• [WHAT IS REQUIRED]
Exclude the pictures, then copy word for word the lines running from the beginning of the records through the line with "const gapMinus = [258, 332];".

>> start PROVIDED INFORMATION

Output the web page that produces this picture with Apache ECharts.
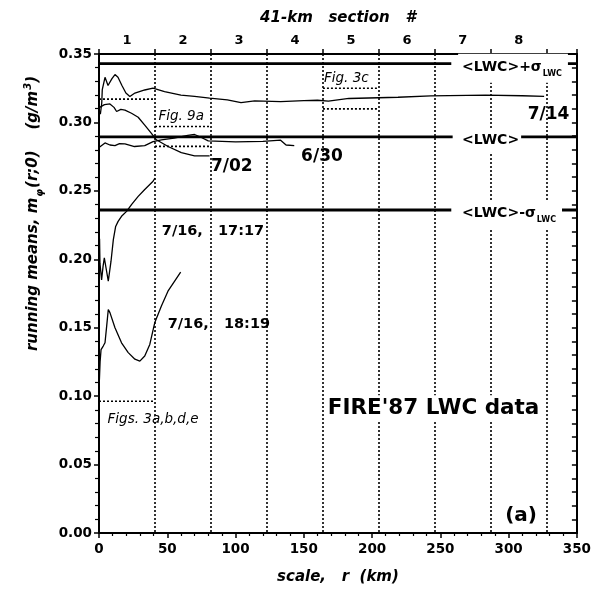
<!DOCTYPE html>
<html><head><meta charset="utf-8">
<script src="https://cdn.jsdelivr.net/npm/echarts@6/dist/echarts.min.js"></script>
<style>html,body{margin:0;padding:0;background:#fff}#c{width:594px;height:590px}</style>
</head><body><div id="c"></div>
<script>
// ---- data ----
const sectionLabels = ['1','2','3','4','5','6','7','8'];
const sectionLength = 41; // km
const xTicks = [0, 50, 100, 150, 200, 250, 300, 350];
const lwcMean = 0.2895;
const lwcSigma = 0.0535;
// running means [r (km), m (g/m^3)]
const run0714 = [[1.0,0.306],[2.0,0.314],[2.4,0.324],[4.4,0.333],[6.6,0.327],[9.5,0.332],[11.7,0.335],[13.9,0.333],[16.8,0.327],[19.7,0.3215],[22.6,0.319],[26.3,0.3215],[33.5,0.3237],[39.5,0.325],[48,0.3225],[60,0.320],[70,0.319],[81,0.3177],[94,0.3165],[104,0.3145],[114,0.3157],[133,0.3152],[150,0.316],[160,0.3162],[168,0.3155],[183,0.3175],[219,0.3184],[243,0.3194],[283,0.320],[310,0.3195],[326,0.319]];
const run0702 = [[0.5,0.311],[4,0.313],[8,0.3135],[11,0.311],[12.9,0.308],[16,0.3095],[19,0.309],[23.8,0.3067],[28.7,0.3038],[33.5,0.298],[38.4,0.292],[42,0.2873],[50.6,0.2824],[60.3,0.278],[70,0.2756],[81,0.2756]];
const run0630 = [[0.5,0.282],[4.4,0.285],[8,0.2835],[11.7,0.283],[15,0.2845],[19,0.2844],[26,0.2824],[33.5,0.283],[39.6,0.286],[45.7,0.2873],[55,0.2885],[65,0.2905],[70,0.2912],[75,0.289],[80,0.2865],[100,0.2858],[120,0.2862],[133,0.287],[137,0.2835],[143,0.283]];
const run0716a = [[0.4,0.215],[0.7,0.197],[1.9,0.185],[3.0,0.195],[3.9,0.201],[5.1,0.194],[6.8,0.184],[8.8,0.1986],[10.5,0.2144],[12.2,0.224],[14,0.2277],[16.5,0.2314],[20.2,0.235],[23.8,0.24],[28.7,0.246],[33.5,0.251],[39.6,0.257],[41,0.2594]];
const run0716b = [[0.3,0.112],[0.8,0.125],[1.5,0.134],[3.1,0.1366],[4.4,0.139],[5.6,0.151],[6.8,0.1633],[8,0.161],[11.7,0.15],[16.5,0.139],[21.4,0.1318],[26.3,0.127],[29.9,0.1256],[33.5,0.1293],[37.2,0.1378],[40.8,0.1536],[45.7,0.1658],[50.5,0.1767],[59.8,0.1906]];
// dotted reference boxes: [r start, r end, m lower, m upper]
const boxFigs3 = [0, 41, 0.0963, 0.317];
const boxFig9a = [41, 82, 0.2825, 0.297];
const boxFig3c = [164, 205, 0.3099, 0.325];
// gaps in the <LWC> lines (where the labels sit)
const gapPlus = [258, 336];
const gapMean = [259, 306];
const gapMinus = [258, 332];

// ---- build ----
const FF = '"DejaVu Sans", Verdana, sans-serif';
const BLACK = '#000';

function hline(v, gap) {
  return [[0, v], [gap[0], v], [(gap[0]+gap[1])/2, '-'], [gap[1], v], [350, v]];
}
function boxLines(b) {
  return [[b[0], b[3]], [b[1], b[3]], [b[1], '-'], [b[0], b[2]], [b[1], b[2]]];
}
function curve(data) {
  return {type:'line', data, symbol:'none', xAxisIndex:0, yAxisIndex:0,
    lineStyle:{color:BLACK, width:1.3}, z:3, silent:true};
}
function thick(data) {
  return {type:'line', data, symbol:'none', xAxisIndex:0, yAxisIndex:0,
    lineStyle:{color:BLACK, width:2.8}, z:4, silent:true};
}
function dotted(data) {
  return {type:'line', data, symbol:'none', xAxisIndex:0, yAxisIndex:0,
    lineStyle:{color:BLACK, width:1.6, type:[2,2]}, z:2, silent:true};
}
const lblBase = {fontFamily:FF, color:BLACK, fontWeight:'bold', fontSize:17, opacity:1, textBorderWidth:0};
const richLWC = {
  m:{fontFamily:FF, fontWeight:'bold', fontSize:14, color:BLACK, verticalAlign:'top', lineHeight:17},
  s:{fontFamily:FF, fontWeight:'bold', fontSize:8, color:BLACK, verticalAlign:'top', lineHeight:17, padding:[10,0,0,1]}
};
const italicSmall = {fontWeight:'normal', fontStyle:'italic', fontSize:13.5};
function note(x, y, text, extra) {
  return {value:[x, y], label:Object.assign({show:true, position:'right', distance:0, align:'left', verticalAlign:'middle', formatter:text}, lblBase, extra||{})};
}
const notes = [
  note(314, 0.3055, '7/14'),
  note(82, 0.2678, '7/02'),
  note(148, 0.2751, '6/30'),
  note(46, 0.2202, '7/16,   17:17', {fontSize:14.5}),
  note(50.3, 0.1524, '7/16,   18:19', {fontSize:14.5}),
  note(43.5, 0.3043, 'Fig. 9a', italicSmall),
  note(164.8, 0.3318, 'Fig. 3c', italicSmall),
  note(6.3, 0.0831, 'Figs. 3a,b,d,e', italicSmall),
  note(167.5, 0.0911, "FIRE'87 LWC data", {fontSize:21.5, backgroundColor:'#fff', padding:[2,0,2,0]}),
  note(297.5, 0.0124, '(a)', {fontSize:20}),
  note(263, 0.3395, '{m|<LWC>+σ}{s|LWC}', {rich:richLWC, backgroundColor:'#fff', padding:[6,6,6,4]}),
  note(263, 0.2865, '{m|<LWC>}', {rich:richLWC, backgroundColor:'#fff', padding:[4,2,2,4]}),
  note(263, 0.2326, '{m|<LWC>-σ}{s|LWC}', {rich:richLWC, backgroundColor:'#fff', padding:[6,6,6,4]})
];
const sectionPts = sectionLabels.map((s, i) => ({value:[sectionLength*(i+0.5), 0.35],
  label:{show:true, position:'top', distance:7, formatter:s, fontFamily:FF, fontWeight:'bold', fontSize:13, color:BLACK, opacity:1}}));

const axisTitle = {fontFamily:FF, fontWeight:'bold', fontStyle:'italic', fontSize:15, color:BLACK};
const noteSeries = (data) => ({type:'scatter', data, symbol:'circle', symbolSize:0,
  itemStyle:{color:BLACK, opacity:1}, z:10, clip:false, silent:true,
  emphasis:{disabled:true}});
const option = {
  animation:false,
  backgroundColor:'#fff',
  grid:{left:99, top:54, width:480, height:480, containLabel:false},
  xAxis:[
    {type:'value', position:'bottom', min:0, max:350, interval:50,
     axisLine:{onZero:false, lineStyle:{color:BLACK, width:2}},
     axisTick:{length:5, lineStyle:{color:BLACK, width:1.5}},
     minorTick:{show:true, splitNumber:5, length:3, lineStyle:{color:BLACK, width:1.2}},
     axisLabel:{margin:9, fontFamily:FF, fontWeight:'bold', fontSize:13.5, color:BLACK,
       formatter:v => xTicks.indexOf(v) >= 0 ? String(v) : ''},
     splitLine:{show:false},
     name:'scale,   r  (km)', nameLocation:'middle', nameGap:37, nameTextStyle:axisTitle},
    {type:'value', position:'top', min:0, max:350, interval:sectionLength,
     axisLine:{onZero:false, lineStyle:{color:BLACK, width:2}},
     axisTick:{length:5, lineStyle:{color:BLACK, width:1.5}},
     axisLabel:{show:false},
     splitLine:{show:true, lineStyle:{color:BLACK, width:1.6, type:[2,2]}},
     name:'41-km   section   #', nameLocation:'middle', nameGap:28, nameTextStyle:axisTitle}
  ],
  yAxis:[
    {type:'value', position:'left', min:0, max:0.35, interval:0.05,
     axisLine:{onZero:false, lineStyle:{color:BLACK, width:2}},
     axisTick:{length:5, lineStyle:{color:BLACK, width:1.5}},
     minorTick:{show:true, splitNumber:5, length:4, lineStyle:{color:BLACK, width:1.2}},
     axisLabel:{margin:7, fontFamily:FF, fontWeight:'bold', fontSize:13.5, color:BLACK, formatter:v => v.toFixed(2)},
     splitLine:{show:false},
     name:'{t|running means, m}{s|φ}{t|(r;0)    (g/m}{p|3}{t|)}', nameLocation:'middle', nameRotate:90, nameGap:56,
     nameTextStyle:{padding:[0,0,0,160], rich:{
       t:Object.assign({verticalAlign:'top', lineHeight:20, padding:[3,0,0,0]}, axisTitle),
       s:Object.assign({}, axisTitle, {fontSize:10, verticalAlign:'top', lineHeight:20, padding:[12,1,0,1]}),
       p:Object.assign({}, axisTitle, {fontSize:10, verticalAlign:'top', lineHeight:20, padding:[0,0,0,1]})
     }}},
    {type:'value', position:'right', min:0, max:0.35, interval:0.01,
     axisLine:{onZero:false, lineStyle:{color:BLACK, width:2}},
     axisTick:{inside:true, length:5, lineStyle:{color:BLACK, width:1.5}},
     axisLabel:{show:false}, splitLine:{show:false}}
  ],
  series:[
    dotted(boxLines(boxFigs3)),
    dotted(boxLines(boxFig9a)),
    dotted(boxLines(boxFig3c)),
    thick(hline(lwcMean + lwcSigma, gapPlus)),
    thick(hline(lwcMean, gapMean)),
    thick(hline(lwcMean - lwcSigma, gapMinus)),
    curve(run0714), curve(run0702), curve(run0630), curve(run0716a), curve(run0716b),
    noteSeries(notes),
    noteSeries(sectionPts)
  ]
};
const chart = echarts.init(document.getElementById('c'), null, {renderer:'canvas'});
chart.setOption(option);
</script></body></html>
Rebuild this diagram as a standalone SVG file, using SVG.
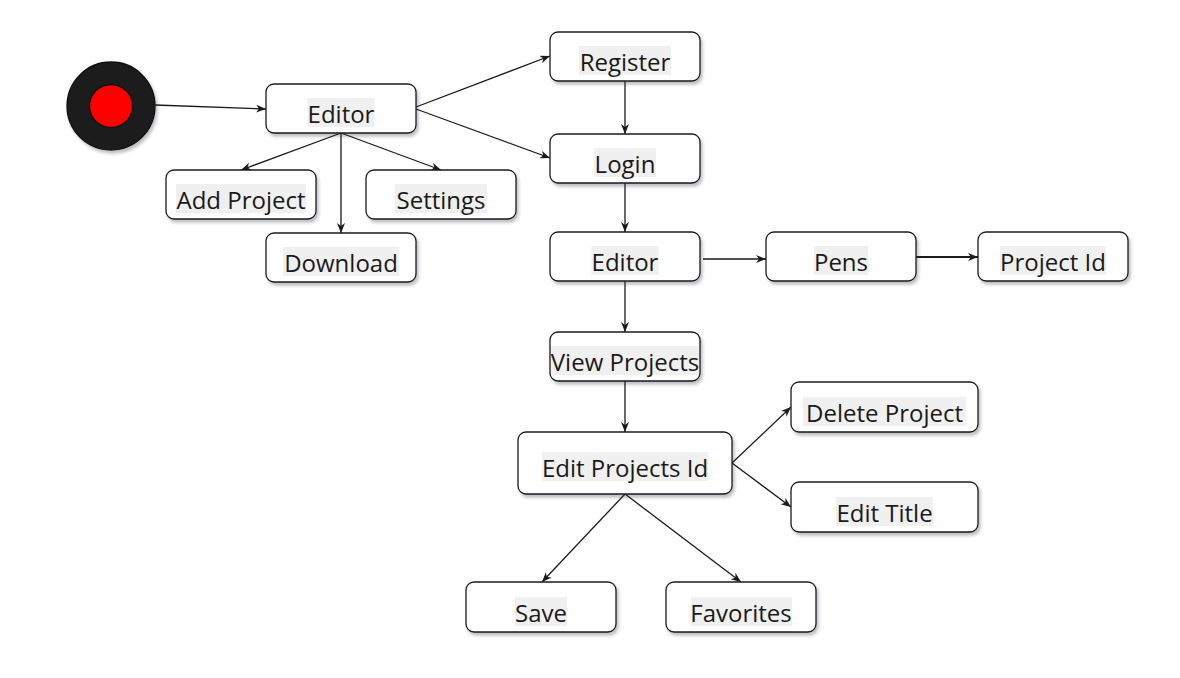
<svg xmlns="http://www.w3.org/2000/svg" width="1180" height="678" viewBox="0 0 1180 678">
<style>
.box{fill:#ffffff;stroke:#1a1a1a;stroke-width:1.3;filter:url(#sh)}
.bg{fill:#f0f0f0}
.lbl{font-family:"Open Sans","Noto Sans",sans-serif;font-size:24px;fill:#1a1a1a;text-anchor:middle}
.edge{fill:none;stroke:#1a1a1a;stroke-width:1.3;marker-end:url(#arr)}
</style>
<defs>
<filter id="sh" x="-20%" y="-20%" width="140%" height="160%">
<feDropShadow dx="2" dy="3" stdDeviation="1.5" flood-color="#2a2a40" flood-opacity="0.3"/>
</filter>
<marker id="arr" markerUnits="userSpaceOnUse" markerWidth="12" markerHeight="10" refX="10" refY="4" orient="auto">
<path d="M0,0 L10,4 L0,8 L3,4 Z" fill="#1a1a1a"/>
</marker>
</defs>
<rect width="1180" height="678" fill="#ffffff"/>

<g id="connectors">
<line class="edge" x1="155" y1="105" x2="266" y2="109"/>
<line class="edge" x1="416" y1="107" x2="550" y2="56"/>
<line class="edge" x1="416" y1="109" x2="550" y2="158"/>
<line class="edge" x1="341" y1="133" x2="241" y2="170"/>
<line class="edge" x1="341" y1="133" x2="341" y2="233"/>
<line class="edge" x1="341" y1="133" x2="441" y2="170"/>
<line class="edge" x1="625" y1="81" x2="625" y2="134"/>
<line class="edge" x1="625" y1="183" x2="625" y2="232"/>
<line class="edge" x1="703" y1="259" x2="766" y2="259"/>
<line class="edge" x1="916" y1="257" x2="978" y2="257" style="stroke-width:2"/>
<line class="edge" x1="625" y1="281" x2="625" y2="332"/>
<line class="edge" x1="625" y1="381" x2="625" y2="432"/>
<line class="edge" x1="732" y1="463" x2="791" y2="407"/>
<line class="edge" x1="732" y1="463" x2="791" y2="507"/>
<line class="edge" x1="625" y1="494" x2="542" y2="582"/>
<line class="edge" x1="625" y1="494" x2="741" y2="582"/>
</g>

<g id="start">
<circle cx="111" cy="106" r="44" fill="#1e1e1e" stroke="#111111" stroke-width="1.3" filter="url(#sh)"/>
<circle cx="111" cy="106" r="21.5" fill="#ff0000" stroke="#111111" stroke-width="1.3"/>
</g>

<g id="editor1">
<rect class="box" x="266" y="84" width="150" height="49" rx="8"/>
<rect class="bg" x="307.5" y="98" width="67" height="29"/>
<text class="lbl" x="341" y="123">Editor</text>
</g>

<g id="add-project">
<rect class="box" x="166" y="170" width="150" height="49" rx="8"/>
<rect class="bg" x="176" y="184" width="130" height="29"/>
<text class="lbl" x="241" y="209">Add Project</text>
</g>

<g id="settings">
<rect class="box" x="366" y="170" width="150" height="49" rx="8"/>
<rect class="bg" x="395" y="184" width="92" height="29"/>
<text class="lbl" x="441" y="209">Settings</text>
</g>

<g id="download">
<rect class="box" x="266" y="233" width="150" height="49" rx="8"/>
<rect class="bg" x="283" y="247" width="116" height="29"/>
<text class="lbl" x="341" y="272">Download</text>
</g>

<g id="register">
<rect class="box" x="550" y="32" width="150" height="49" rx="8"/>
<rect class="bg" x="579" y="46" width="92" height="29"/>
<text class="lbl" x="625" y="71">Register</text>
</g>

<g id="login">
<rect class="box" x="550" y="134" width="150" height="49" rx="8"/>
<rect class="bg" x="594" y="148" width="62" height="29"/>
<text class="lbl" x="625" y="173">Login</text>
</g>

<g id="editor2">
<rect class="box" x="550" y="232" width="150" height="49" rx="8"/>
<rect class="bg" x="591.5" y="246" width="67" height="29"/>
<text class="lbl" x="625" y="271">Editor</text>
</g>

<g id="pens">
<rect class="box" x="766" y="232" width="150" height="49" rx="8"/>
<rect class="bg" x="814" y="246" width="54" height="29"/>
<text class="lbl" x="841" y="271">Pens</text>
</g>

<g id="project-id">
<rect class="box" x="978" y="232" width="150" height="49" rx="8"/>
<rect class="bg" x="1000" y="246" width="106" height="29"/>
<text class="lbl" x="1053" y="271">Project Id</text>
</g>

<g id="view-projects">
<rect class="box" x="550" y="332" width="150" height="49" rx="8"/>
<rect class="bg" x="551" y="346" width="148" height="29"/>
<text class="lbl" x="625" y="371">View Projects</text>
</g>

<g id="edit-projects-id">
<rect class="box" x="518" y="432" width="214" height="62" rx="8"/>
<rect class="bg" x="542" y="452" width="166" height="29"/>
<text class="lbl" x="625" y="477">Edit Projects Id</text>
</g>

<g id="delete-project">
<rect class="box" x="791" y="382" width="187" height="50" rx="8"/>
<rect class="bg" x="803" y="397" width="163" height="29"/>
<text class="lbl" x="884.5" y="422">Delete Project</text>
</g>

<g id="edit-title">
<rect class="box" x="791" y="482" width="187" height="50" rx="8"/>
<rect class="bg" x="836" y="497" width="97" height="29"/>
<text class="lbl" x="884.5" y="522">Edit Title</text>
</g>

<g id="save">
<rect class="box" x="466" y="582" width="150" height="50" rx="8"/>
<rect class="bg" x="515" y="597" width="52" height="29"/>
<text class="lbl" x="541" y="622">Save</text>
</g>

<g id="favorites">
<rect class="box" x="666" y="582" width="150" height="50" rx="8"/>
<rect class="bg" x="691" y="597" width="101" height="29"/>
<text class="lbl" x="741" y="622">Favorites</text>
</g>
</svg>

>> end PROVIDED INFORMATION

• [EXPECTED ANSWER]
Output the web page that produces this picture with Apache ECharts.
<!DOCTYPE html>
<html><head><meta charset="utf-8">
<script src="https://cdn.jsdelivr.net/npm/echarts@6/dist/echarts.min.js"></script>
<style>html,body{margin:0;padding:0;background:#fff}#c{width:594px;height:590px}</style>
</head><body><div id="c"></div>
<script>
// ---- data ----
const sectionLabels = ['1','2','3','4','5','6','7','8'];
const sectionLength = 41; // km
const xTicks = [0, 50, 100, 150, 200, 250, 300, 350];
const lwcMean = 0.2895;
const lwcSigma = 0.0535;
// running means [r (km), m (g/m^3)]
const run0714 = [[1.0,0.306],[2.0,0.314],[2.4,0.324],[4.4,0.333],[6.6,0.327],[9.5,0.332],[11.7,0.335],[13.9,0.333],[16.8,0.327],[19.7,0.3215],[22.6,0.319],[26.3,0.3215],[33.5,0.3237],[39.5,0.325],[48,0.3225],[60,0.320],[70,0.319],[81,0.3177],[94,0.3165],[104,0.3145],[114,0.3157],[133,0.3152],[150,0.316],[160,0.3162],[168,0.3155],[183,0.3175],[219,0.3184],[243,0.3194],[283,0.320],[310,0.3195],[326,0.319]];
const run0702 = [[0.5,0.311],[4,0.313],[8,0.3135],[11,0.311],[12.9,0.308],[16,0.3095],[19,0.309],[23.8,0.3067],[28.7,0.3038],[33.5,0.298],[38.4,0.292],[42,0.2873],[50.6,0.2824],[60.3,0.278],[70,0.2756],[81,0.2756]];
const run0630 = [[0.5,0.282],[4.4,0.285],[8,0.2835],[11.7,0.283],[15,0.2845],[19,0.2844],[26,0.2824],[33.5,0.283],[39.6,0.286],[45.7,0.2873],[55,0.2885],[65,0.2905],[70,0.2912],[75,0.289],[80,0.2865],[100,0.2858],[120,0.2862],[133,0.287],[137,0.2835],[143,0.283]];
const run0716a = [[0.4,0.215],[0.7,0.197],[1.9,0.185],[3.0,0.195],[3.9,0.201],[5.1,0.194],[6.8,0.184],[8.8,0.1986],[10.5,0.2144],[12.2,0.224],[14,0.2277],[16.5,0.2314],[20.2,0.235],[23.8,0.24],[28.7,0.246],[33.5,0.251],[39.6,0.257],[41,0.2594]];
const run0716b = [[0.3,0.112],[0.8,0.125],[1.5,0.134],[3.1,0.1366],[4.4,0.139],[5.6,0.151],[6.8,0.1633],[8,0.161],[11.7,0.15],[16.5,0.139],[21.4,0.1318],[26.3,0.127],[29.9,0.1256],[33.5,0.1293],[37.2,0.1378],[40.8,0.1536],[45.7,0.1658],[50.5,0.1767],[59.8,0.1906]];
// dotted reference boxes: [r start, r end, m lower, m upper]
const boxFigs3 = [0, 41, 0.0963, 0.317];
const boxFig9a = [41, 82, 0.2825, 0.297];
const boxFig3c = [164, 205, 0.3099, 0.325];
// gaps in the <LWC> lines (where the labels sit)
const gapPlus = [258, 336];
const gapMean = [259, 306];
const gapMinus = [258, 332];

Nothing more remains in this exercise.